#### [Data for the task]
_____
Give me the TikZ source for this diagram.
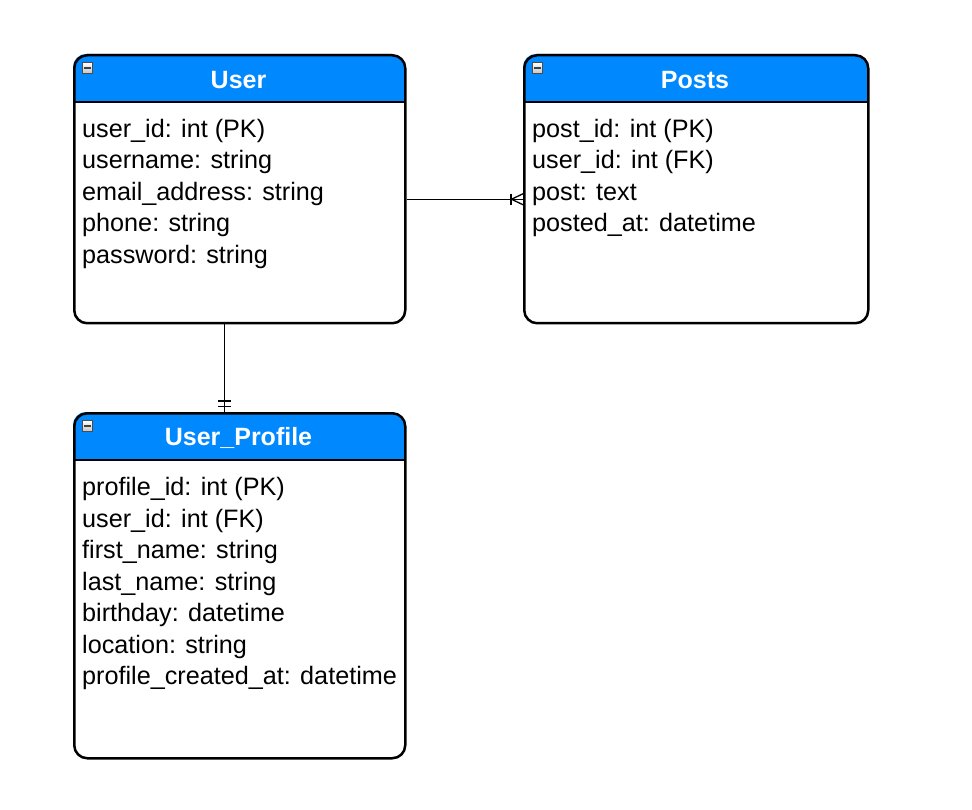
_____
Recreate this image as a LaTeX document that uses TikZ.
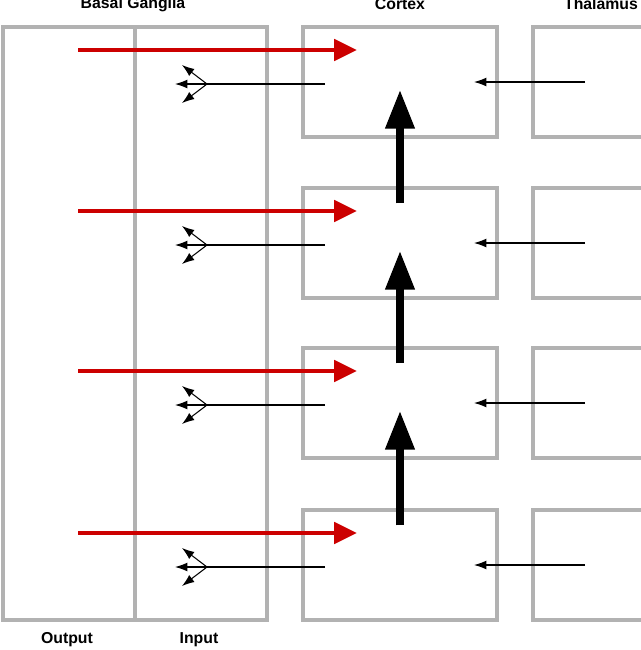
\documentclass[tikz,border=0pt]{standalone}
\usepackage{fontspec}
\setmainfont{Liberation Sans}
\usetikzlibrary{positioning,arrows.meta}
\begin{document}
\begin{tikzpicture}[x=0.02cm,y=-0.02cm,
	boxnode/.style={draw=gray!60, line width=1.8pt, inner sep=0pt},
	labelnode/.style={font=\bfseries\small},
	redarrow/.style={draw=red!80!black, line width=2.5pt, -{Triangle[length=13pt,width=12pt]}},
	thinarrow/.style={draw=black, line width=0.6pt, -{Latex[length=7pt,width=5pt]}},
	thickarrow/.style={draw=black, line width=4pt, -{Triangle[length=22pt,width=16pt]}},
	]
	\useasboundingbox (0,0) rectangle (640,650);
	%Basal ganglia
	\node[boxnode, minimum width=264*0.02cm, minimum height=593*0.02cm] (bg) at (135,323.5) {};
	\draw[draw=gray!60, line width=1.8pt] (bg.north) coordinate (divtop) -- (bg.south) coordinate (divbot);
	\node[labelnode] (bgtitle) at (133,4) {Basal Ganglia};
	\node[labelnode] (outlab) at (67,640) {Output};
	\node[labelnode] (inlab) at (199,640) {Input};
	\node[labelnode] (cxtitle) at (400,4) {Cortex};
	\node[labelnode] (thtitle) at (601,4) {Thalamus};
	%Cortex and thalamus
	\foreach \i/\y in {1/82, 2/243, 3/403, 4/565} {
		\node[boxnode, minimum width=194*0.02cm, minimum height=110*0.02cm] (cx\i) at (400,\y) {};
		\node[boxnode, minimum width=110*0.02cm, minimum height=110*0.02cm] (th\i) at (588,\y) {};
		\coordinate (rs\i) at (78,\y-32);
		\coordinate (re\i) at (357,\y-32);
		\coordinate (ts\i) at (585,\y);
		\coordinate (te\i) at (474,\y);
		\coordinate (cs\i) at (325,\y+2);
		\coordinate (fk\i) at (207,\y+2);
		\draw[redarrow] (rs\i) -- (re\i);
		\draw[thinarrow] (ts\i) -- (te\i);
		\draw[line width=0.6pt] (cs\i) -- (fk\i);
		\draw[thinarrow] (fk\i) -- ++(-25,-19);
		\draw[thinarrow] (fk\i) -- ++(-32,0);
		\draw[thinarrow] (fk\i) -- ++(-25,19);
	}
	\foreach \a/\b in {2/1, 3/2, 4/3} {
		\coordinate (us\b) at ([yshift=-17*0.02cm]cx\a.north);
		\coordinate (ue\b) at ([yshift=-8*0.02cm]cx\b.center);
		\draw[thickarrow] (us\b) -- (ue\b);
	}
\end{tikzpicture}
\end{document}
_____
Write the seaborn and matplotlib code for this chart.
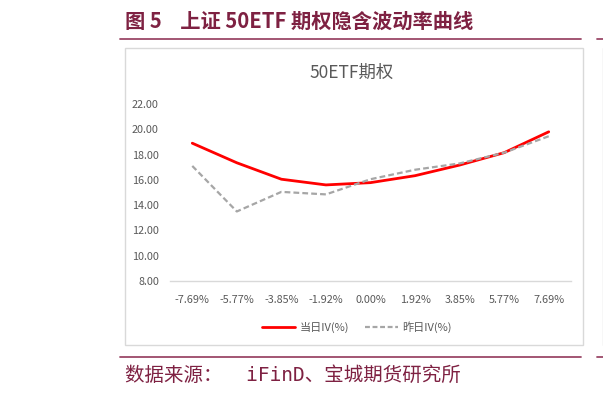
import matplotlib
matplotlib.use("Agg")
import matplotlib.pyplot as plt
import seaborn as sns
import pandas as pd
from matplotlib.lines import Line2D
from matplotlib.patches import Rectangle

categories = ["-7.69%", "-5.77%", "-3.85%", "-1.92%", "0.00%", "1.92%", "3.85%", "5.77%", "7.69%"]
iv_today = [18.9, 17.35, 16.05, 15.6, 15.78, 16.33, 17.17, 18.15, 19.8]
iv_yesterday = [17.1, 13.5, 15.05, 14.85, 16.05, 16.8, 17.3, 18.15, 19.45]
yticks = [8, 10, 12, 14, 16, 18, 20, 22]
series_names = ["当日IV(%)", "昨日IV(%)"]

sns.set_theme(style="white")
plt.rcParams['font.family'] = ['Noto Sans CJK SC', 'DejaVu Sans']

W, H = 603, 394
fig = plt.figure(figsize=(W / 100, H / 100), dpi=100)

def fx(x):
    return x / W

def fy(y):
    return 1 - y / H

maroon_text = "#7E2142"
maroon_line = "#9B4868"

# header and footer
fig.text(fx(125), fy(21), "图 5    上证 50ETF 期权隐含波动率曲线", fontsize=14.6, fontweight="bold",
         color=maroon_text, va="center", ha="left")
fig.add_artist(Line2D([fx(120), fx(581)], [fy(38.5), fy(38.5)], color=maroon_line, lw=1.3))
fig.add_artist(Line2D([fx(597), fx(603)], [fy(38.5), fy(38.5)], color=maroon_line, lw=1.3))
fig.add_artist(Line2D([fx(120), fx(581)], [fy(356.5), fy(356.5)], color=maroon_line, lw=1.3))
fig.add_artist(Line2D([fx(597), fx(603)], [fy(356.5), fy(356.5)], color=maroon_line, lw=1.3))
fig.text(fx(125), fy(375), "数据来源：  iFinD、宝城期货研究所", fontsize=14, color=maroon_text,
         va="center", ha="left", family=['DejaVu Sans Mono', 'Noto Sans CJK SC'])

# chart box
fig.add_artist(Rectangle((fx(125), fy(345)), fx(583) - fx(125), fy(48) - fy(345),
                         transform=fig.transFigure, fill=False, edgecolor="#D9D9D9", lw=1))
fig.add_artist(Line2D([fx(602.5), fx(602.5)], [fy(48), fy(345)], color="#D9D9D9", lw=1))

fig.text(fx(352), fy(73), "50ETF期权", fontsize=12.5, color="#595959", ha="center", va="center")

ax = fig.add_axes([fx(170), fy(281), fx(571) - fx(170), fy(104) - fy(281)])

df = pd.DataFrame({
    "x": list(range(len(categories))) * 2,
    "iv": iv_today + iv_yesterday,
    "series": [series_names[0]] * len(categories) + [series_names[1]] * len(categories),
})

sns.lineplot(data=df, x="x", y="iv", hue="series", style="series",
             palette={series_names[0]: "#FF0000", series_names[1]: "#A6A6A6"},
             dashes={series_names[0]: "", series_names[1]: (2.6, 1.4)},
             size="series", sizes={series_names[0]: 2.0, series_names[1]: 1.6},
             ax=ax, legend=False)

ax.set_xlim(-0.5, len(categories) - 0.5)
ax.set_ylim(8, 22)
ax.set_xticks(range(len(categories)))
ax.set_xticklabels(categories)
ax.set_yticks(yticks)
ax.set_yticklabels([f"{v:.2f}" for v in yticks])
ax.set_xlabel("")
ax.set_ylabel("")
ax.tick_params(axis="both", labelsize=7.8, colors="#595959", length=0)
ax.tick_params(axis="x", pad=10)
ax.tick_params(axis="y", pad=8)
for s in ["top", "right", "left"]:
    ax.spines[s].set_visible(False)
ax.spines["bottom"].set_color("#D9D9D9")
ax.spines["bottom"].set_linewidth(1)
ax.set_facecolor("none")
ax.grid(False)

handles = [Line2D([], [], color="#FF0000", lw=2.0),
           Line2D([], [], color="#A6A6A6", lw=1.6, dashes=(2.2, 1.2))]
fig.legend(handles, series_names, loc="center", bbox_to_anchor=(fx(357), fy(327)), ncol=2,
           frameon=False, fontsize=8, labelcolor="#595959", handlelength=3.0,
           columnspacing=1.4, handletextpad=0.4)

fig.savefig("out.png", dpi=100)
_____
#### [Exercise aim]
Both the line containing "Write the seaborn" and the line containing "plt.rcParams['font.family'] = ['Noto" belong in the copy, along with every line between them. Reproduce that stretch exactly, without the pictures.

#### [Completed task]
Write the seaborn and matplotlib code for this chart.
import matplotlib
matplotlib.use("Agg")
import matplotlib.pyplot as plt
import seaborn as sns
import pandas as pd
from matplotlib.lines import Line2D
from matplotlib.patches import Rectangle

categories = ["-7.69%", "-5.77%", "-3.85%", "-1.92%", "0.00%", "1.92%", "3.85%", "5.77%", "7.69%"]
iv_today = [18.9, 17.35, 16.05, 15.6, 15.78, 16.33, 17.17, 18.15, 19.8]
iv_yesterday = [17.1, 13.5, 15.05, 14.85, 16.05, 16.8, 17.3, 18.15, 19.45]
yticks = [8, 10, 12, 14, 16, 18, 20, 22]
series_names = ["当日IV(%)", "昨日IV(%)"]

sns.set_theme(style="white")
plt.rcParams['font.family'] = ['Noto Sans CJK SC', 'DejaVu Sans']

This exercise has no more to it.